— WORK TO BE COMPLETED —
Give back all the data exactly, line by line.
↓↓↓
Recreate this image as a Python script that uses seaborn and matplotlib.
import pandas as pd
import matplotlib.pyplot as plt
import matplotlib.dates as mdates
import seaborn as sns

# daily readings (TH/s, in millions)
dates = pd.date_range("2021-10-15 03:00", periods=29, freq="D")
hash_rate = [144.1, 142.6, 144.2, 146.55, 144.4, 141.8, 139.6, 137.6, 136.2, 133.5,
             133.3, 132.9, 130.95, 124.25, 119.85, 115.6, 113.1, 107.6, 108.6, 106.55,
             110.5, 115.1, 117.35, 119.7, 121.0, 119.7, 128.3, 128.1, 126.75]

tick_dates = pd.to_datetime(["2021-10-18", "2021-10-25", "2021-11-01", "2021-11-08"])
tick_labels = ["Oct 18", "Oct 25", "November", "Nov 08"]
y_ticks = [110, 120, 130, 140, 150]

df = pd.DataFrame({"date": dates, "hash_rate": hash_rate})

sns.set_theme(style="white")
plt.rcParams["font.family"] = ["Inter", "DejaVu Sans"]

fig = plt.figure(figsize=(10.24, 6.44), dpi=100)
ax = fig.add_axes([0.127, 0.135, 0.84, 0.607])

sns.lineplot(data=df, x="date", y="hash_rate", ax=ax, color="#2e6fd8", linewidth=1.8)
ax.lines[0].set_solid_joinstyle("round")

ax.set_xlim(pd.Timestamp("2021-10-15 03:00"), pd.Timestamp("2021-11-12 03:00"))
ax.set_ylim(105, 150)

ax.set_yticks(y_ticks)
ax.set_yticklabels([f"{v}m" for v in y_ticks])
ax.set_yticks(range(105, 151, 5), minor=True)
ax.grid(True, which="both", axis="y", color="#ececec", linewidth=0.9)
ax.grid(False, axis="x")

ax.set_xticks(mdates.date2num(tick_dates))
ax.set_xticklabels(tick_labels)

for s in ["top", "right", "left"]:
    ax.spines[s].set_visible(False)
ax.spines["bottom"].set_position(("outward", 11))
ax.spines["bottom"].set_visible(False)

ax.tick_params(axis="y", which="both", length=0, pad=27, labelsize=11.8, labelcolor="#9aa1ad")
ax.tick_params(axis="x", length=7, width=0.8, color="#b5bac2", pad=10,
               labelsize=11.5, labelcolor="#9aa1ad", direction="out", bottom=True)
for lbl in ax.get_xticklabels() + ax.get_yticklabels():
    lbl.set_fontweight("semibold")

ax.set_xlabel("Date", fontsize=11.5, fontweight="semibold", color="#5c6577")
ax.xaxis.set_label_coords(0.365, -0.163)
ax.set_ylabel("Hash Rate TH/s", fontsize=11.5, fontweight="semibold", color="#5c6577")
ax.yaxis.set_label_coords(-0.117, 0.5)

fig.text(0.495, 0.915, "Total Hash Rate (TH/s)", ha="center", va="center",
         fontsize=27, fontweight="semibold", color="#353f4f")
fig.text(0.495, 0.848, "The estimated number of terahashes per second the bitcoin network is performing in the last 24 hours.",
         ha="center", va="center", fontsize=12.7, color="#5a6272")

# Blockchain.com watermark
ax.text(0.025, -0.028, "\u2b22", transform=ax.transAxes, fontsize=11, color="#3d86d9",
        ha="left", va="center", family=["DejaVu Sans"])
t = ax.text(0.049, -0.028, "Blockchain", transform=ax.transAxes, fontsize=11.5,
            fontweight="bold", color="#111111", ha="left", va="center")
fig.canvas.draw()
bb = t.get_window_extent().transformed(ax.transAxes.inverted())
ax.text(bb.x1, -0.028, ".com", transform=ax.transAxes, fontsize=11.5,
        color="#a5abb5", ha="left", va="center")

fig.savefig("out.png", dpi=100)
↑↑↑
— RESPONSE FOR THIS EXERCISE —
Recreate this image as a Python script that uses seaborn and matplotlib.
import pandas as pd
import matplotlib.pyplot as plt
import matplotlib.dates as mdates
import seaborn as sns

# daily readings (TH/s, in millions)
dates = pd.date_range("2021-10-15 03:00", periods=29, freq="D")
hash_rate = [144.1, 142.6, 144.2, 146.55, 144.4, 141.8, 139.6, 137.6, 136.2, 133.5,
             133.3, 132.9, 130.95, 124.25, 119.85, 115.6, 113.1, 107.6, 108.6, 106.55,
             110.5, 115.1, 117.35, 119.7, 121.0, 119.7, 128.3, 128.1, 126.75]

tick_dates = pd.to_datetime(["2021-10-18", "2021-10-25", "2021-11-01", "2021-11-08"])
tick_labels = ["Oct 18", "Oct 25", "November", "Nov 08"]
y_ticks = [110, 120, 130, 140, 150]

df = pd.DataFrame({"date": dates, "hash_rate": hash_rate})

sns.set_theme(style="white")
plt.rcParams["font.family"] = ["Inter", "DejaVu Sans"]

fig = plt.figure(figsize=(10.24, 6.44), dpi=100)
ax = fig.add_axes([0.127, 0.135, 0.84, 0.607])

sns.lineplot(data=df, x="date", y="hash_rate", ax=ax, color="#2e6fd8", linewidth=1.8)
ax.lines[0].set_solid_joinstyle("round")

ax.set_xlim(pd.Timestamp("2021-10-15 03:00"), pd.Timestamp("2021-11-12 03:00"))
ax.set_ylim(105, 150)

ax.set_yticks(y_ticks)
ax.set_yticklabels([f"{v}m" for v in y_ticks])
ax.set_yticks(range(105, 151, 5), minor=True)
ax.grid(True, which="both", axis="y", color="#ececec", linewidth=0.9)
ax.grid(False, axis="x")

ax.set_xticks(mdates.date2num(tick_dates))
ax.set_xticklabels(tick_labels)

for s in ["top", "right", "left"]:
    ax.spines[s].set_visible(False)
ax.spines["bottom"].set_position(("outward", 11))
ax.spines["bottom"].set_visible(False)

ax.tick_params(axis="y", which="both", length=0, pad=27, labelsize=11.8, labelcolor="#9aa1ad")
ax.tick_params(axis="x", length=7, width=0.8, color="#b5bac2", pad=10,
               labelsize=11.5, labelcolor="#9aa1ad", direction="out", bottom=True)
for lbl in ax.get_xticklabels() + ax.get_yticklabels():
    lbl.set_fontweight("semibold")

ax.set_xlabel("Date", fontsize=11.5, fontweight="semibold", color="#5c6577")
ax.xaxis.set_label_coords(0.365, -0.163)
ax.set_ylabel("Hash Rate TH/s", fontsize=11.5, fontweight="semibold", color="#5c6577")
ax.yaxis.set_label_coords(-0.117, 0.5)

fig.text(0.495, 0.915, "Total Hash Rate (TH/s)", ha="center", va="center",
         fontsize=27, fontweight="semibold", color="#353f4f")
fig.text(0.495, 0.848, "The estimated number of terahashes per second the bitcoin network is performing in the last 24 hours.",
         ha="center", va="center", fontsize=12.7, color="#5a6272")

# Blockchain.com watermark
ax.text(0.025, -0.028, "\u2b22", transform=ax.transAxes, fontsize=11, color="#3d86d9",
        ha="left", va="center", family=["DejaVu Sans"])
t = ax.text(0.049, -0.028, "Blockchain", transform=ax.transAxes, fontsize=11.5,
            fontweight="bold", color="#111111", ha="left", va="center")
fig.canvas.draw()
bb = t.get_window_extent().transformed(ax.transAxes.inverted())
ax.text(bb.x1, -0.028, ".com", transform=ax.transAxes, fontsize=11.5,
        color="#a5abb5", ha="left", va="center")

fig.savefig("out.png", dpi=100)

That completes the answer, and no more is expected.